NO LR-VDSL deployed but those VDSL2 cabinets we believe are in existing plans are considered to be live.
LR-VDSL deployed on cabinets irrespective whether live or in a plan or not. No changes assumed for Exchange only lines (i.e. still using ADSL or ADSL2+).
Scenario 5 may have some shouting that it shows that 95% superfast by the end of 2017 is impossible, but as we don't have magic visibility of all the plans there is going to be more cabinets enabled than our scenario used, plus we are seeing areas like Wales rolling out FTTP at a decent rate, such that Wales may surpass England for availability of GEA-FTTP very soon. Add to this the expansion of other operators such as Virgin Media, Hyperoptic, Gigaclear to name just three and it will all add up - hopefully.
The simplistic lesson from the scenarios seems to be that ADSL and ADSL2+ services are holding back the UK now, i.e. the LLU decision of 2005 by Ofcom which lead to historically low prices may now be holding back technology that could improve things. The reason that the presence of ADSL2+ makes is a difference is that to avoid existing VDSL2 and future LR-VDSL services causing problems the full capabilities are limited to avoid slowing down ADSL/ADSL2+ users. This explains the staggered removal of ADSL/ADSL2+ services in the scenarios, and while no-one will shed a tear if IPStream is removed and users moved wholesale to GEA-FTTC once LR-VDSL can offer the long reach things are more problematic once you reach exchanges with LLU based operators who have a financial interest in providing very low priced services with hardware they've installed in the last decade.
For those looking to see where the UK might head scenario 6 is crucial as it shows what is possible even if you stick to a VDSL2/LR-VDSL roll-out, though admittedly we expect some of the cabinets to be so small in footprint that FTTP might be more cost effective or a simple network rearrangement to place the dozen properties on an existing cabinet. Modelling the network rearrangement scenario, and what might also happen to the 2% of exchange only lines currently left in the UK is possible, but manually evaluating around 13 to 15,000 cabinets would take some months or a large team of people to do it in a short period.

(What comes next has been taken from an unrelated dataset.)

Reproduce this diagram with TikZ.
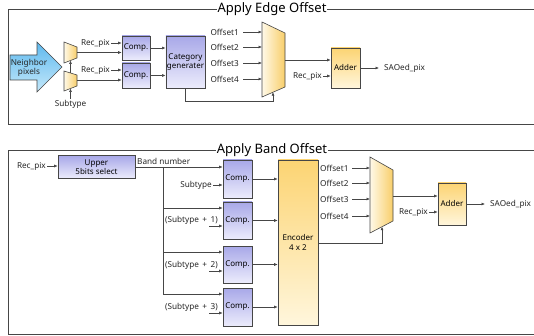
\documentclass[tikz,border=0pt]{standalone}
\usepackage{fontspec}
\setmainfont{Noto Sans}
\usetikzlibrary{arrows.meta,calc}

\definecolor{edgegray}{RGB}{70,70,70}
\definecolor{framegray}{RGB}{70,70,70}
\definecolor{compTop}{RGB}{168,168,232}
\definecolor{compBot}{RGB}{236,236,252}
\definecolor{addTop}{RGB}{252,212,115}
\definecolor{addBot}{RGB}{255,246,220}
\definecolor{muxL}{RGB}{255,249,232}
\definecolor{muxR}{RGB}{248,206,105}
\definecolor{arrTop}{RGB}{95,185,238}
\definecolor{arrBot}{RGB}{196,232,250}

\tikzset{
  lbl/.style={font=\fontsize{8.2}{9}\selectfont, inner sep=1pt, text=black!85},
  ttl/.style={font=\fontsize{13}{14}\selectfont, fill=white, inner sep=1pt},
  frame/.style={draw=framegray, line width=0.8pt},
  wire/.style={draw=edgegray, line width=0.6pt},
  arr/.style={wire, -{Latex[length=3.5pt,width=3pt]}},
  compbox/.style={draw=edgegray, line width=0.6pt, top color=compTop, bottom color=compBot,
    align=center, inner sep=1pt, font=\fontsize{8}{9.5}\selectfont},
  addbox/.style={draw=edgegray, line width=0.6pt, top color=addTop, bottom color=addBot,
    align=center, inner sep=1pt, font=\bfseries\fontsize{8}{10}\selectfont},
  muxshape/.style={draw=edgegray, line width=0.6pt, left color=muxL, right color=muxR},
}

\begin{document}
\begin{tikzpicture}[x=1pt,y=-1pt]
\useasboundingbox (0,0) rectangle (534,336);

% ---------------- Apply Edge Offset ----------------
\draw[frame] (534,9) -- (8,9) -- (8,124) -- (534,124);
\node[ttl] (ttlE) at (272,9) {Apply Edge Offset};

% neighbour pixels arrow
\draw[draw=edgegray, line width=0.6pt, top color=arrTop, bottom color=arrBot]
  (10,55) -- (37,55) -- (37,42) -- (62,67) -- (37,92) -- (37,80) -- (10,80) -- cycle;
\node[lbl, align=center] (nb) at (29,67.5) {Neighbor\\pixels};

% two small selectors
\draw[muxshape] (64,42) -- (77,47) -- (77,58) -- (64,63) -- cycle;
\draw[muxshape] (64,71) -- (77,75) -- (77,86) -- (64,91) -- cycle;
\coordinate (mAout) at (77,52.5);
\coordinate (mAbot) at (70.5,60.5);
\coordinate (mBout) at (77,80);
\coordinate (mBtop) at (70.5,73);
\coordinate (mBbot) at (70.5,88.5);
\node[lbl] (stE) at (70.5,104) {Subtype};
\draw[arr] (stE.north) -- (mBbot);
\draw[arr] (mBtop) -- (mAbot);

% comparators
\node[compbox, minimum width=28pt, minimum height=24pt] (cA) at (136,48) {Comp.};
\node[compbox, minimum width=28pt, minimum height=25pt] (cB) at (136,75.5) {Comp.};
\node[lbl, anchor=east] (rA) at (111,43) {Rec\_pix};
\node[lbl, anchor=east] (rB) at (111,70) {Rec\_pix};
\draw[arr] (rA.east) -- (cA.west |- rA.east);
\draw[arr] (rB.east) -- (cB.west |- rB.east);
\draw[arr] (mAout) -- (cA.west |- mAout);
\draw[arr] (mBout) -- (cB.west |- mBout);

% category generator
\node[compbox, minimum width=39pt, minimum height=52pt] (cg) at (185.5,62) {Category\\generater};
\draw[arr] (cA.east) -- (cg.west |- cA.east);
\draw[arr] (cB.east) -- (cg.west |- cB.east);

% offset selector
\draw[muxshape] (262,22) -- (285,33) -- (285,87) -- (262,97) -- cycle;
\coordinate (bmIn) at (262,0);
\coordinate (bmOut) at (285,60);
\coordinate (bmBot) at (273,92.2);
\foreach \i/\y in {1/32,2/47,3/63,4/79}{
  \node[lbl, anchor=east] (oE\i) at (240,\y) {Offset\i};
  \draw[arr] ([xshift=3pt]oE\i.east) -- (bmIn |- oE\i.east);
}
\coordinate (cgDown) at (185.5,101);
\draw[arr] (cg.south) -- (cgDown) -| (bmBot);

% adder
\node[addbox, minimum width=29pt, minimum height=40pt] (addE) at (345.5,68) {Adder};
\draw[arr] (bmOut) -- (addE.west |- bmOut);
\node[lbl, anchor=east] (rE) at (323,76) {Rec\_pix};
\draw[arr] (rE.east) -- (addE.west |- rE.east);
\node[lbl, anchor=west] (outE) at (383,68) {SAOed\_pix};
\draw[arr] (addE.east) -- ([xshift=-4pt]outE.west);

% ---------------- Apply Band Offset ----------------
\draw[frame] (534,150) -- (8,150) -- (8,334) -- (534,334);
\node[ttl] (ttlB) at (272,150) {Apply Band Offset};

\node[compbox, minimum width=77pt, minimum height=23pt] (up) at (96.5,167) {Upper\\5bits select};
\node[lbl, anchor=east] (rB0) at (47,166) {Rec\_pix};
\draw[arr] (rB0.east) -- (up.west |- rB0.east);

% band comparators
\node[compbox, minimum width=29pt, minimum height=38pt] (k1) at (237.5,179) {Comp.};
\node[compbox, minimum width=29pt, minimum height=37pt] (k2) at (237.5,220.5) {Comp.};
\node[compbox, minimum width=29pt, minimum height=37pt] (k3) at (237.5,264.5) {Comp.};
\node[compbox, minimum width=29pt, minimum height=38pt] (k4) at (237.5,307) {Comp.};

\node[lbl, anchor=south west] (bn) at (136,166) {Band number};
\coordinate (bsplit) at (163,167);
\coordinate (b2) at (163,208);
\coordinate (b3) at (163,252);
\coordinate (b4) at (163,294);
\draw[arr] (up.east |- bsplit) -- (k1.west |- bsplit);
\draw[wire] (bsplit) -- (b4);
\draw[arr] (b2) -- (k2.west |- b2);
\draw[arr] (b3) -- (k3.west |- b3);
\draw[arr] (b4) -- (k4.west |- b4);

\node[lbl, anchor=east] (s1) at (213,185) {Subtype};
\draw[arr] (s1.east) -- (k1.west |- s1.east);
\foreach \k/\n/\y in {2/1/220,3/2/265,4/3/307}{
  \node[lbl, anchor=east] (s\k) at (219,\y) {(Subtype\ \,+\ \,\n)};
  \coordinate (s\k a) at (209,\y+6);
  \draw[arr] (s\k a) -- (k\k.west |- s\k a);
}

% encoder
\node[addbox, minimum width=40pt, minimum height=165pt] (enc) at (298,242.5) {Encoder\\4 x 2};
\foreach \k in {1,2,3,4}{
  \draw[arr] (k\k.east) -- (enc.west |- k\k.east);
}

% band offset selector
\draw[muxshape] (370,157) -- (393,170) -- (393,221) -- (370,233) -- cycle;
\coordinate (bbIn) at (370,0);
\coordinate (bbOut) at (393,196);
\coordinate (bbBot) at (382,226.7);
\foreach \i/\y in {1/168,2/183,3/199,4/216}{
  \node[lbl, anchor=west] (oB\i) at (319,\y) {Offset\i};
  \draw[arr] (352,\y) -- (bbIn |- oB\i.east);
}
\coordinate (encOut) at (318,243);
\draw[arr] (encOut) -| (bbBot);

% band adder
\node[addbox, minimum width=28pt, minimum height=42pt] (addB) at (452,204) {Adder};
\draw[arr] (bbOut) -- (addB.west |- bbOut);
\node[lbl, anchor=east] (rB1) at (429,212) {Rec\_pix};
\draw[arr] (rB1.east) -- (addB.west |- rB1.east);
\node[lbl, anchor=west] (outB) at (489,204) {SAOed\_pix};
\draw[arr] (addB.east) -- ([xshift=-4pt]outB.west);
\end{tikzpicture}
\end{document}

The scenarios were recorded for UK, England, Scotland, Wales and the English regions, but we have skipped reproducing 14 areas with multiple figures for now, but one side effect of the work was information on the spread of exchange only lines across the UK.
Areas ordered by descending size for overall number of premises
|Percentage of premises thought to be using Exchange Only lines as of 10th August 2016|
|East of England||0.9%|
|Yorkshire and Humberside||5.6%|
So the lesson to take away is that LR-VDSL can have a major impact in terms of meeting a Universal Service Obligation of 10 Mbps, but to push the number of non-USO lines down to under 1% we will need to be relying on a variety of options, including more FTTP, infill cabinets and maybe even fixed wireless (e.g. 4G LTE or WiMax). In a years time we will be in a much better position to evaluate things both because the roll-outs will be further down the road, but Ofcom and the Government may be a bit more firm in how a USO will be delivered and most importantly who will pay for it.
The recent Ofcom publication of responses to its USO consultation highlighted the range of views but whether its the public paying via a levy on broadband customers or centrally funded by general taxation we will end up paying one way or another. For the policy makers the big quandary is reaping the socio-economic impacts as fast as possible and for minimum outlay of public money, while also surviving any backlash against decisions made both from the public about roll-outs being slow and broadband firms looking after their own bottom line financially. One danger is that with the high profile FixBritainsInternet campaign is that both policy and implementation of any USO may get tied down by the decisions Ofcom is under pressure to make on the future of Openreach and delays for USO implementation will mean that satellite broadband providers can cash in as that is the fastest to deploy solution but probably the one least favoured by the public.